Cracolândia em movimento, agora se espalha por São Paulo

Cracolandia Sao Paulo

A cracolândia, tradicional concentração de usuários de drogas no centro de São Paulo, passou por uma transformação radical na última semana. As ruas que por mais de 30 anos abrigaram centenas de dependentes químicos agora se encontram praticamente vazias. Isso foi resultado de uma operação conjunta entre autoridades municipais e estaduais. Contudo, o problema não desapareceu – somente se redistribuiu pela capital paulista, criando novos desafios para o comércio e a segurança pública em diversas regiões.

Cracolândia esvaziada e dispersão estratégica

O denominado “fluxo” da cracolândia, anteriormente concentrado na Rua dos Protestantes e adjacências, sofreu uma dispersão abrupta nos últimos dias. Segundo relatos de comerciantes e usuários, a saída ocorreu gradualmente durante o final de semana, culminando no domingo (11), quando a área amanheceu completamente vazia.

A Operação Saúde e Dignidade, organizada pelo Ministério Público, Prefeitura e Governo do Estado, desmantelou um ecossistema criminoso que, segundo o promotor de justiça Fabio Bechara, sustentava a existência da cracolândia. “O dependente sempre foi visto como vítima desse processo, explorado em condições análogas à escravidão”, afirmou o promotor.

Cracolândia em novos pontos da cidade

Com a dispersão, os usuários agora se dividem em pequenos grupos espalhados por diferentes pontos da capital. Um mapeamento realizado pela Secretaria de Segurança Pública identificou 72 pontos de aglomeração em diversas regiões. Entre os principais novos focos estão:

  • Praça Marechal Deodoro, no Centro, que concentra o maior número de pessoas
  • Calçada do Bom Prato da Rua General Osório
  • Imediações do Terminal Princesa Isabel
  • Região do Glicério, incluindo áreas sob o Viaduto Tamanduateí
  • Parque Dom Pedro
  • Áreas sob a Praça Roosevelt

Equipes jornalísticas também identificaram novos pontos de concentração em bairros como Vila Campanela e Tatuapé, na Zona Leste, além de Consolação, Bom Retiro, Brás e Vila Buarque, no Centro.

Impactos no comércio e na segurança pública

A migração dos usuários para novas áreas gera preocupação entre comerciantes e moradores, especialmente em regiões nobres como Paulista e Higienópolis, que temem a aproximação dos grupos. Comerciantes relatam que a presença de dependentes químicos em novos pontos já afeta o movimento de clientes e gera sensação de insegurança.

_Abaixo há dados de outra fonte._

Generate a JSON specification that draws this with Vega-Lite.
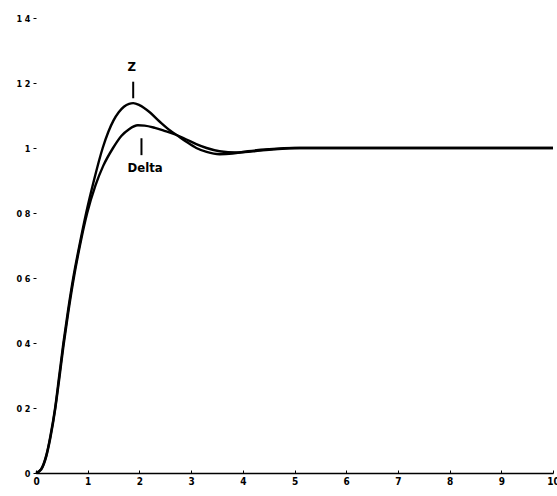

A abordagem das autoridades também tem sido questionada. Usuários e organizações de apoio denunciam agressões durante o processo de dispersão. “Eles chegaram agredindo e jogaram na parte de trás das viaturas. Falavam que iam matar a gente”, relatou um dependente químico, que apresentava hematomas que atribuiu a balas de borracha disparadas por guardas-civis metropolitanos.

A Defensoria Pública do Estado de São Paulo informou que está apurando os relatos para tomar as medidas cabíveis, enquanto a Prefeitura e o Governo Estadual afirmam não tolerar desvios de conduta por parte dos agentes de segurança.

Autoridades divergem sobre estratégias

O prefeito Ricardo Nunes (MDB) demonstrou surpresa com a queda vertiginosa do número de usuários e atribuiu parte do resultado à operação na Favela do Moinho, que teria afetado o fornecimento de drogas na região. Já o vice-prefeito Coronel Mello Araújo celebrou o esvaziamento como um avanço, afirmando em redes sociais que o “fluxo está quase zerado”.

Entretanto, especialistas e organizações que atuam com dependentes químicos alertam que a simples dispersão não resolve o problema.

Pesquisadores da Fundação Getúlio Vargas estão utilizando a experiência do Centro de São Paulo para criar uma ferramenta tecnológica capaz de alertar o poder público sobre o surgimento de novas cracolândias pelo país. “O benefício é a antecipação”, afirma João Luiz Becker, coordenador do FGV Analytics.

Enquanto isso, a cidade de São Paulo enfrenta o desafio de lidar com um problema que, longe de ser solucionado, somente mudou de endereço, exigindo novas estratégias de abordagem que conciliem saúde pública, segurança e respeito aos direitos humanos.